Arable land and land for hemp cultivation was to be given back to the state when an elderly peasant 'retired' or died. The same was valid for buffaloes, and serfs, in case they were 'state-owned'. In contrast to this, the land with mulberry trees planted upon was inheritable (shiyetian 世業田). It was not allowed to sell or to buy the state-owned real estate, barring the mulberry land. In case a family could not live of the land it was given, the purchase of additional land was allowed, respectively the sale of this property.

The government of the Northern Wei did everything to enlarge the amount of cultivable land, and therefore did not allow peasants, once they had been given land, to move to another place. State officials of all ranks were likewise allotted land, so-called "public land" (gongtian 公田), which served as part of their salary.

In 486 the tax for the newly distributed land was fixed. Each couple had to deliver annually 2 shi 石 "bushels" (see measures and weights) of millet, and one bolt of silk (bo 帛). The same amount was to be delivered by four unmarried persons over 15 sui of age, for eight serfs, or by owners of a herd of twenty buffaloes, which means in turn that one lone woman or man delivered only half the amount of tax of what a married person paid.

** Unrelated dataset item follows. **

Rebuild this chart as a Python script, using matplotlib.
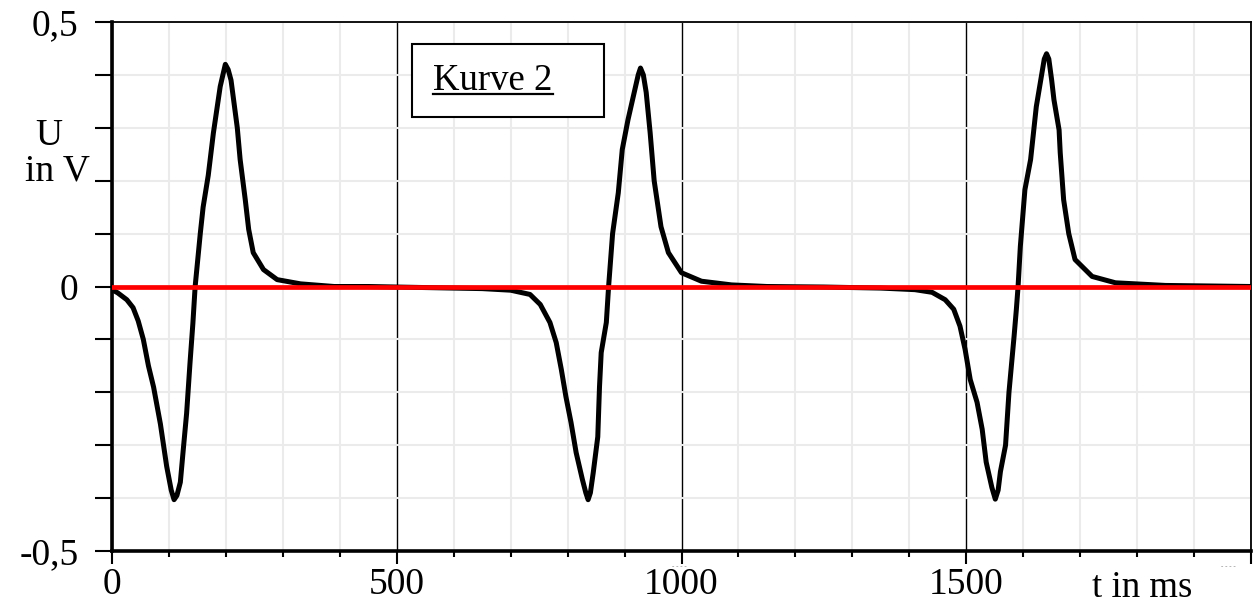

The system was adopted by the later dynasties, yet the regulations were not exactly the same under the Sui 隋 (581-618) and Tang. Males, for examples, were only given land above 21 sui of age under the Sui, and 18 sui under the Tang, and for women, serfs and buffaloes no land was given at all. Under the Northern Zhou, a couple was given 140 mu of land, a single person 100. The 'age of retirement' was raised to 64 sui, and the difference between arable and mulberry land was blurred. The Tang discerned between "allotted land" (koufen tian 口分田), of which 80 mu were given that fell back to the state after the dissolution of the household, and "inheritable land" (yongye tian 永業田), of which each male persons was accountable for 20 mu. Elderly and ill persons were only given 40 mu of farming land, widows and secondary wives 30.

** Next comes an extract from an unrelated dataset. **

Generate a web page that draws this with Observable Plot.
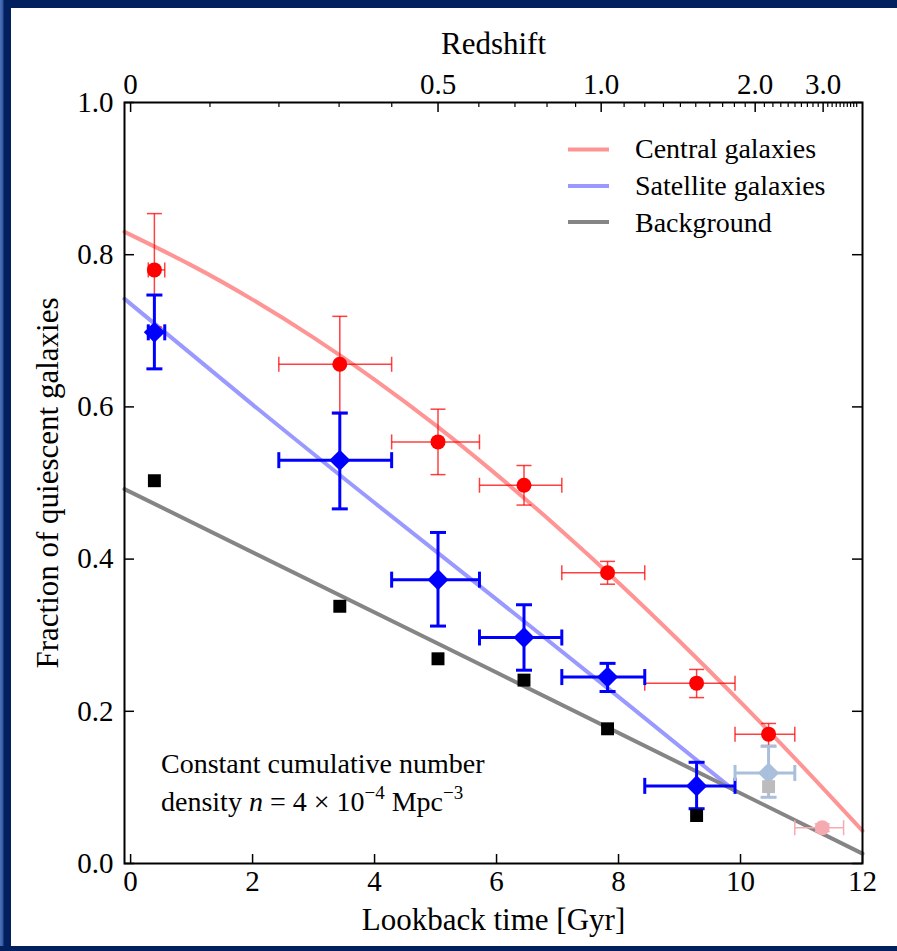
<!DOCTYPE html>
<html>
<head>
<meta charset="utf-8">
<script src="https://cdn.jsdelivr.net/npm/d3@7"></script>
<script src="https://cdn.jsdelivr.net/npm/@observablehq/plot@0.6"></script>
<style>
html, body { margin: 0; padding: 0; background: #fff; overflow: hidden; width: 897px; height: 951px; }
#wrap { position: relative; width: 897px; height: 951px; overflow: hidden; background: #fff; }
#wrap svg { position: absolute; left: 0; top: 0; }
.bar { position: absolute; background: #03205e; z-index: 2; }
</style>
</head>
<body>
<div id="wrap">
  <div class="bar" style="left:0;top:0;width:897px;height:8px;"></div>
  <div class="bar" style="left:0;top:0;width:11px;height:951px;background:linear-gradient(to right,#4f74ba 0px,#2f559e 3px,#03205e 4px);"></div>
  <div class="bar" style="left:0;top:946px;width:897px;height:5px;"></div>
</div>
<script>
// ---------- data ----------
const binLookback = [0.39, 3.43, 5.04, 6.45, 7.82, 9.28, 10.46, 11.34];
const binLow      = [0.29, 2.43, 4.28, 5.72, 7.07, 8.43, 9.91, 10.89];
const binHigh     = [0.56, 4.28, 5.72, 7.07, 8.43, 9.91, 10.89, 11.69];

const centralFrac  = [0.780, 0.656, 0.554, 0.497, 0.382, 0.237, 0.170, 0.047];
const centralLow   = [0.705, 0.591, 0.511, 0.471, 0.367, 0.218, 0.155, 0.042];
const centralHigh  = [0.854, 0.719, 0.597, 0.523, 0.397, 0.255, 0.184, 0.052];
const centralFaded = [false, false, false, false, false, false, false, true];

const satelliteFrac  = [0.698, 0.530, 0.373, 0.297, 0.245, 0.102, 0.119];
const satelliteLow   = [0.650, 0.466, 0.312, 0.254, 0.226, 0.072, 0.087];
const satelliteHigh  = [0.747, 0.592, 0.435, 0.340, 0.263, 0.133, 0.154];
const satelliteFaded = [false, false, false, false, false, false, true];

const backgroundFrac  = [0.503, 0.338, 0.269, 0.241, 0.177, 0.063, 0.101];
const backgroundFaded = [false, false, false, false, false, false, true];

const centralFitTime = [-0.1, 1, 2, 3, 4, 5, 6, 7, 8, 9, 10, 11, 12];
const centralFitFrac = [0.830, 0.786, 0.741, 0.691, 0.636, 0.576, 0.511, 0.442, 0.369, 0.292, 0.212, 0.129, 0.043];
const satelliteFitTime = [-0.1, 2, 4, 6, 8, 9.88];
const satelliteFitFrac = [0.742, 0.603, 0.474, 0.347, 0.219, 0.097];
const backgroundFitTime = [-0.1, 6, 12];
const backgroundFitFrac = [0.492, 0.251, 0.013];

const xTicks = [0, 2, 4, 6, 8, 10, 12];
const yTicks = [0, 0.2, 0.4, 0.6, 0.8, 1.0];
const redshiftMajor = [0, 0.5, 1.0, 2.0, 3.0];
const redshiftLabels = ["0", "0.5", "1.0", "2.0", "3.0"];
const legendLabels = ["Central galaxies", "Satellite galaxies", "Background"];

// ---------- helpers ----------
// lookback time (Gyr) for flat LCDM, H0 = 70, Om = 0.3 (maps redshift onto the time axis)
function lookback(z) {
  const tH = 977.8 / 70, n = 600, h = z / n;
  let s = 0;
  for (let i = 0; i < n; i++) {
    const zz = (i + 0.5) * h;
    s += 1 / ((1 + zz) * Math.sqrt(0.3 * (1 + zz) ** 3 + 0.7));
  }
  return tH * s * h;
}
const zMinor = d3.range(1, 40).map(i => i / 10)
  .filter(z => !redshiftMajor.some(m => Math.abs(m - z) < 1e-9))
  .map(lookback).filter(t => t <= 12);
const zMajorT = redshiftMajor.map(lookback);
const zLabelData = redshiftMajor.map((z, i) => ({t: zMajorT[i], label: redshiftLabels[i]}));

const central = binLookback.map((x, i) => ({x, lo: binLow[i], hi: binHigh[i], y: centralFrac[i], ylo: centralLow[i], yhi: centralHigh[i], faded: centralFaded[i]}));
const satellite = satelliteFrac.map((y, i) => ({x: binLookback[i], lo: binLow[i], hi: binHigh[i], y, ylo: satelliteLow[i], yhi: satelliteHigh[i], faded: satelliteFaded[i]}));
const background = backgroundFrac.map((y, i) => ({x: binLookback[i], y, faded: backgroundFaded[i]}));
const centralFit = centralFitTime.map((t, i) => ({t, f: centralFitFrac[i]}));
const satelliteFit = satelliteFitTime.map((t, i) => ({t, f: satelliteFitFrac[i]}));
const backgroundFit = backgroundFitTime.map((t, i) => ({t, f: backgroundFitFrac[i]}));

const hCap = {draw(ctx, size) { const w = Math.sqrt(size / Math.PI); ctx.moveTo(-w, 0); ctx.lineTo(w, 0); }};
const vCap = {draw(ctx, size) { const w = Math.sqrt(size / Math.PI); ctx.moveTo(0, -w); ctx.lineTo(0, w); }};

function errorMarks(data, stroke, sw, capR) {
  const o = {stroke, strokeWidth: sw};
  return [
    Plot.link(data, {x1: "lo", x2: "hi", y1: "y", y2: "y", ...o}),
    Plot.link(data, {x1: "x", x2: "x", y1: "ylo", y2: "yhi", ...o}),
    Plot.dot(data, {x: "lo", y: "y", symbol: vCap, r: capR, fill: "none", ...o}),
    Plot.dot(data, {x: "hi", y: "y", symbol: vCap, r: capR, fill: "none", ...o}),
    Plot.dot(data, {x: "x", y: "ylo", symbol: hCap, r: capR, fill: "none", ...o}),
    Plot.dot(data, {x: "x", y: "yhi", symbol: hCap, r: capR, fill: "none", ...o})
  ];
}

const W = 897, H = 951, mL = 124, mR = 35, mT = 102, mB = 88;
const frameW = W - mL - mR, frameH = H - mT - mB;
const FONT = "'Liberation Serif', 'DejaVu Serif', serif";

const RED = "#ff0000", BLUE = "#0000ff";
const fadedRed = "#f6aab0", fadedBlue = "#aabfdc", fadedGray = "#bcbcbc";
const fitRed = "rgba(255,0,0,0.42)", fitBlue = "rgba(0,0,255,0.40)", fitGray = "#858585";

const cMain = central.filter(d => !d.faded), cFade = central.filter(d => d.faded);
const sMain = satellite.filter(d => !d.faded), sFade = satellite.filter(d => d.faded);
const bMain = background.filter(d => !d.faded), bFade = background.filter(d => d.faded);

const chart = Plot.plot({
  width: W, height: H,
  marginLeft: mL, marginRight: mR, marginTop: mT, marginBottom: mB,
  x: {domain: [-0.1, 12]},
  y: {domain: [0, 1]},
  style: {fontFamily: FONT, fontSize: "29px", background: "transparent", color: "black"},
  marks: [
    // axes (labels)
    Plot.axisX({ticks: xTicks, tickSize: 0, tickPadding: 7, tickFormat: d => String(d), label: null, fontSize: 29}),
    Plot.axisY({ticks: yTicks, tickSize: 0, tickPadding: 11, tickFormat: d => d.toFixed(1), label: null, fontSize: 29}),
    Plot.text(zLabelData, {x: "t", text: "label", frameAnchor: "top", dy: -9, lineAnchor: "bottom", fontSize: 29}),
    // inward ticks
    Plot.tickX(xTicks, {x: d => d, insetTop: frameH - 9, stroke: "black", strokeWidth: 1.5}),
    Plot.tickY(yTicks, {y: d => d, insetRight: frameW - 10, stroke: "black", strokeWidth: 1.5}),
    Plot.tickY(yTicks, {y: d => d, insetLeft: frameW - 10, stroke: "black", strokeWidth: 1.5}),
    Plot.tickX(zMajorT, {x: d => d, insetBottom: frameH - 10, stroke: "black", strokeWidth: 1.5}),
    Plot.tickX(zMinor, {x: d => d, insetBottom: frameH - 5, stroke: "black", strokeWidth: 1.2}),
    // axis titles
    Plot.text(["Redshift"], {frameAnchor: "top", dy: -58, lineAnchor: "middle", textAnchor: "middle", fontSize: 31}),
    Plot.text(["Lookback time [Gyr]"], {frameAnchor: "bottom", dy: 57, lineAnchor: "middle", textAnchor: "middle", fontSize: 31}),
    Plot.text(["Fraction of quiescent galaxies"], {frameAnchor: "left", dx: -76, rotate: -90, lineAnchor: "middle", textAnchor: "middle", fontSize: 31}),
    // fits
    Plot.line(centralFit, {x: "t", y: "f", stroke: fitRed, strokeWidth: 4, curve: "natural"}),
    Plot.line(satelliteFit, {x: "t", y: "f", stroke: fitBlue, strokeWidth: 4, curve: "natural"}),
    Plot.line(backgroundFit, {x: "t", y: "f", stroke: fitGray, strokeWidth: 4, curve: "natural"}),
    // central
    ...errorMarks(cMain, "rgba(255,0,0,0.75)", 1.5, 7.5),
    ...errorMarks(cFade, fadedRed, 1.5, 7.5),
    Plot.dot(cMain, {x: "x", y: "y", symbol: "circle", r: 7.5, fill: RED, stroke: "none"}),
    Plot.dot(cFade, {x: "x", y: "y", symbol: "circle", r: 7.5, fill: fadedRed, stroke: "none"}),
    // satellite
    ...errorMarks(sMain, BLUE, 3, 8),
    ...errorMarks(sFade, fadedBlue, 3, 8),
    Plot.dot(sMain, {x: "x", y: "y", symbol: "diamond2", r: 9.5, fill: BLUE, stroke: "none"}),
    Plot.dot(sFade, {x: "x", y: "y", symbol: "diamond2", r: 9.5, fill: fadedBlue, stroke: "none"}),
    // background
    Plot.dot(bMain, {x: "x", y: "y", symbol: "square", r: 7.3, fill: "black", stroke: "none"}),
    Plot.dot(bFade, {x: "x", y: "y", symbol: "square", r: 7.3, fill: fadedGray, stroke: "none"}),
    Plot.frame({stroke: "black", strokeWidth: 2})
  ]
});

document.getElementById("wrap").prepend(chart);

// ---------- legend & annotation ----------
const svg = d3.select(chart);
const leg = svg.append("g").attr("font-family", FONT).attr("font-size", 28).attr("text-anchor", "start");
const legColors = [fitRed, fitBlue, fitGray];
const legLineY = [149.5, 186, 222];
const legTextY = [158, 195, 231.5];
legendLabels.forEach((lab, i) => {
  leg.append("line").attr("x1", 568).attr("x2", 609).attr("y1", legLineY[i]).attr("y2", legLineY[i])
    .attr("stroke", legColors[i]).attr("stroke-width", 4);
  leg.append("text").attr("x", 635).attr("y", legTextY[i]).text(lab);
});

const ann = svg.append("g").attr("font-family", FONT).attr("font-size", 28).attr("text-anchor", "start");
ann.append("text").attr("x", 161).attr("y", 773).text("Constant cumulative number");
const t2 = ann.append("text").attr("x", 161).attr("y", 811);
t2.append("tspan").text("density ");
t2.append("tspan").attr("font-style", "italic").text("n");
t2.append("tspan").text(" = 4 × 10");
t2.append("tspan").attr("font-size", 19).attr("dy", -12).text("−4");
t2.append("tspan").attr("dy", 12).text(" Mpc");
t2.append("tspan").attr("font-size", 19).attr("dy", -12).text("−3");
</script>
</body>
</html>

In case that a household head was younger than 18 or order than 64 sui, he was only given 30 mu of arable and 20 mu of inheritable mulberry land. State officials could be given three types of land, namely "office land" (zhifen tian 職分田), inheritable land, and "public land" (gongjie tian 公廨田). The amount of land given to officials corresponded with the official rank (pinji 品級), and the concrete size changed over time. Land was also given to Buddhist and Daoist monks and nuns (30 mu for male, and 20 for female persons), as well as to some non-farming households (half of the farming population). A great problem was the allotment of fields in areas with a small size of arable land (xiaxiang 狹鄉). People were often just given half of the normal size of land, and had to buy additional land at own cost.

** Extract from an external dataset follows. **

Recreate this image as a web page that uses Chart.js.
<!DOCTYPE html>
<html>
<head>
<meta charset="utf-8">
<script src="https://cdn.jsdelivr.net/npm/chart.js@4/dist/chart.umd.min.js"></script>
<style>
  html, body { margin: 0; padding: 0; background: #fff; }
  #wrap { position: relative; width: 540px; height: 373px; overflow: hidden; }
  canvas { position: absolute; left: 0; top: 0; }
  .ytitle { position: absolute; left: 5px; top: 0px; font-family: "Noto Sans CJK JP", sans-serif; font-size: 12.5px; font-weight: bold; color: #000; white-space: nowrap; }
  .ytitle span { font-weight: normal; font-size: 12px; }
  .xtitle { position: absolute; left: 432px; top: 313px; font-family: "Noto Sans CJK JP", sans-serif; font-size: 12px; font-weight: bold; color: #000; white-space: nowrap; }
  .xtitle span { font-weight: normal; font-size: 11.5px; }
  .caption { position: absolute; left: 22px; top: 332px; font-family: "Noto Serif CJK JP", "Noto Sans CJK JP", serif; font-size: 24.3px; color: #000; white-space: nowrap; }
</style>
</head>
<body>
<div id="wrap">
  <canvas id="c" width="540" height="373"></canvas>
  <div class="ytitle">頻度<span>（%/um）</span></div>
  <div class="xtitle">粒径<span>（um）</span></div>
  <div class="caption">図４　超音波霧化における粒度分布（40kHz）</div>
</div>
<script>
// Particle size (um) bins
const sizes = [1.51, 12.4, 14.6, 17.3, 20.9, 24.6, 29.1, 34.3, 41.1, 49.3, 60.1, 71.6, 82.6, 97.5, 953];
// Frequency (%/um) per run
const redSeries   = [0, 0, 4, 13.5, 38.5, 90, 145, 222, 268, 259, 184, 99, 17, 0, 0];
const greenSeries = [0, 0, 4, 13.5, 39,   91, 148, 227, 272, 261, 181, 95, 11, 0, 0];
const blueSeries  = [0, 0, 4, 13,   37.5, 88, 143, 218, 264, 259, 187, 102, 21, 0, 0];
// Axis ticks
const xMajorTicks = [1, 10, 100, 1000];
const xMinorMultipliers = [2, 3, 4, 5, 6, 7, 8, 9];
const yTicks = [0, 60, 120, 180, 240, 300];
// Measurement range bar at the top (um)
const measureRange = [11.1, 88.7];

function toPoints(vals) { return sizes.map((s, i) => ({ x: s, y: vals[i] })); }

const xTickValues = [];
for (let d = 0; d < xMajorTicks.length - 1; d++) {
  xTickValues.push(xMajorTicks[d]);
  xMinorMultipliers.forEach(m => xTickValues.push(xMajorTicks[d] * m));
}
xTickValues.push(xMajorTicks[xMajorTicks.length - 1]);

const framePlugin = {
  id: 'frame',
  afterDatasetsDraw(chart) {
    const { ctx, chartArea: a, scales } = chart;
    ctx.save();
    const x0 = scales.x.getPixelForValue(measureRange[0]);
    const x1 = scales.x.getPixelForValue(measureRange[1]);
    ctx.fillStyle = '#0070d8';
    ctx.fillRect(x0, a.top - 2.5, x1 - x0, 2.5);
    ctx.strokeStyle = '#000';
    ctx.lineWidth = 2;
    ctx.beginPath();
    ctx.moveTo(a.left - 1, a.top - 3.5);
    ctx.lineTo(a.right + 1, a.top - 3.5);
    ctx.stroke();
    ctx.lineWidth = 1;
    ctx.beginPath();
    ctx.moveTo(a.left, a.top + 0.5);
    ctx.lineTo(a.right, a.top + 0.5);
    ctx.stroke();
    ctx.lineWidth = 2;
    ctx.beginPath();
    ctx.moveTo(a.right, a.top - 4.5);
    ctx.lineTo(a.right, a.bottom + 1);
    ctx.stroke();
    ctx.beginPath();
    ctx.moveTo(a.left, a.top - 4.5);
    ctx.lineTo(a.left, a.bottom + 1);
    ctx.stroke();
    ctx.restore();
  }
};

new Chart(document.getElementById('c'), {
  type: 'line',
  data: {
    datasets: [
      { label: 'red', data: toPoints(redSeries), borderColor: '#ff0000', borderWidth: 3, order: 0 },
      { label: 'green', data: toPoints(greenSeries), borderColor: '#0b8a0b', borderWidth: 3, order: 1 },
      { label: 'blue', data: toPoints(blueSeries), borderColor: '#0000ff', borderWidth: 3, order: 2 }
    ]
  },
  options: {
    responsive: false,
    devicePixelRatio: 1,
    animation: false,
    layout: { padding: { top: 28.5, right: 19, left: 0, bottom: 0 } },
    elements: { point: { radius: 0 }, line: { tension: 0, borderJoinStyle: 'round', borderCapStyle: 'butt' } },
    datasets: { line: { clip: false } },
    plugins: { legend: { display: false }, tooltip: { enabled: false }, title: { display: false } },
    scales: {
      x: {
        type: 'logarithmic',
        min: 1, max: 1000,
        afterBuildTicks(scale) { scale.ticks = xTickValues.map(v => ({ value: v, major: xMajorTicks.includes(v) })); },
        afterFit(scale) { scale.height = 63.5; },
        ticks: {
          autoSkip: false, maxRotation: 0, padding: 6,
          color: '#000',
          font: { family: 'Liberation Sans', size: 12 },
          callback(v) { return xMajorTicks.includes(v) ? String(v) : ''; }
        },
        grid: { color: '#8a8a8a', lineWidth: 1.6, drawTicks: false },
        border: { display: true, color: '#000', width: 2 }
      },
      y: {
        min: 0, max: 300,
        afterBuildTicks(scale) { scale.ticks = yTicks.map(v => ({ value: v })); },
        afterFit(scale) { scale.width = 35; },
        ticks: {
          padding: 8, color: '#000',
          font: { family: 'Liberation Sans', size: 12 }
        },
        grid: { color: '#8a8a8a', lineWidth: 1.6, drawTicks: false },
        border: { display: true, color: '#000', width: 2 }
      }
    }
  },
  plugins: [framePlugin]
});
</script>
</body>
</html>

The reasons for the eventual failure of the system were a population increase during the first half of the Tang period, ways of the gentry or Buddhist monasteries to bypass the land allotment and to accumulate more and more land, a relaxation of the prohibition of the sale of allotted land, and the poverty of many peasants haunted by famine and natural disasters. More and more public land was thus converted to private land (sitian 私田), often in the form of large estates (zhuangyuan 莊園, zhuangtian 莊田, zhuangye 莊墅), and an increasing number of free farmers became land tenants (diannong 佃農). The Tang finally gave up the equal field system and in 780 introduced a different method with the twice-taxation system (liangshuifa 兩稅法), in which the size of the land played only a secondary role. Scholars still dispute whether the equal-field system was only applied to northern China during the Tang period, or to the whole empire. The economic effect of the equal-field system is quite clear: The government had a tighter control over the ownership of land, and accordingly over the tax revenues. At the same time, more land was made arable than without such a control, and this increased the total agricultural output of the country.